Assuming that we are talking about young faculty members in their thirties, I would say, “Don’t forget that you’ve spent the first thirty years of your life teaching people.” That’s the primary recommendation. Your job didn’t start today. If you look back at all the opportunities that you’ve had to be taught by and to teach people, you will develop good instincts about what it means to engage appropriately with students.
What advice do you have for undergraduate students about how to get the most out of your courses?
Well, in terms of preparing for class, I would say whatever you read, don’t think about how it applies to the subject at hand, think about how it applies to your own life. And in class, remember that we learn more from wrong answers than from right answers.
There is much to be learned by talking with your classmates before class about what’s going on. Also, if you can talk about what you’ve read with someone who’s doing something else, like a family member or your roommate, and you can have an intelligent conversation with the person about it, then you probably have a good handle on what’s going on. And if you can’t, if you’re constantly stuck with jargon and stock phrases and formula, then you probably don’t.
Why do you teach?
Because I like to learn.

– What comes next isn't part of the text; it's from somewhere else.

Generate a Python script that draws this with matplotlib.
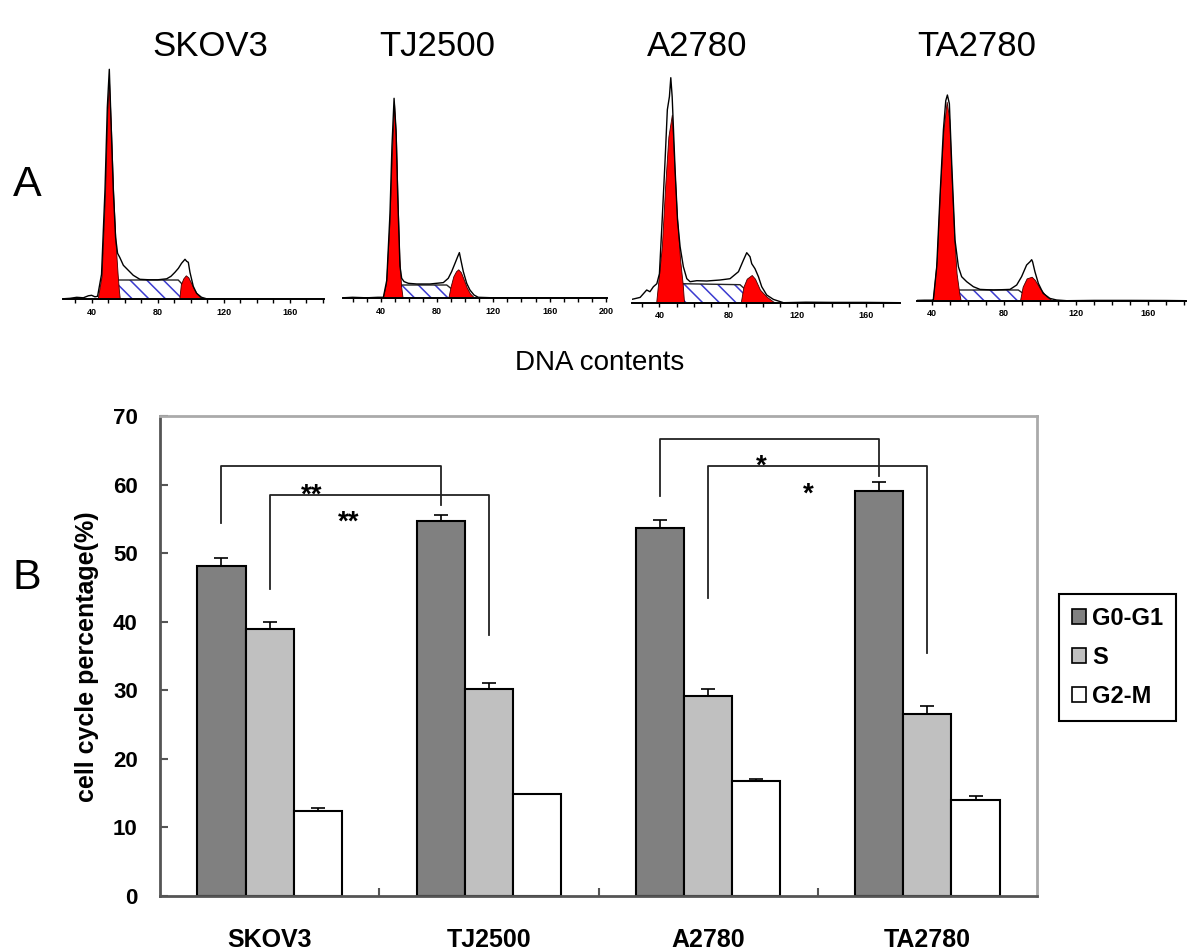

You certainly learn a lot of things from your students: important lessons about keeping an open mind, about not judging people, about understanding the beliefs and experiences that shape the way different human beings attend to and work through problems. Students come to the study of law with a set of epistemological reflections, which are untutored and largely erroneous, and you are able to watch how, when they are confronted with puzzles and challenges, they are able to move from one state of knowledge and understanding to another. Watching that process gives you clues about your own ways of learning and your own ways of seeing things differently.
I think you could reasonably say that teaching is not something you do in order to make a living. Teaching is a commitment you have about a way of being alive.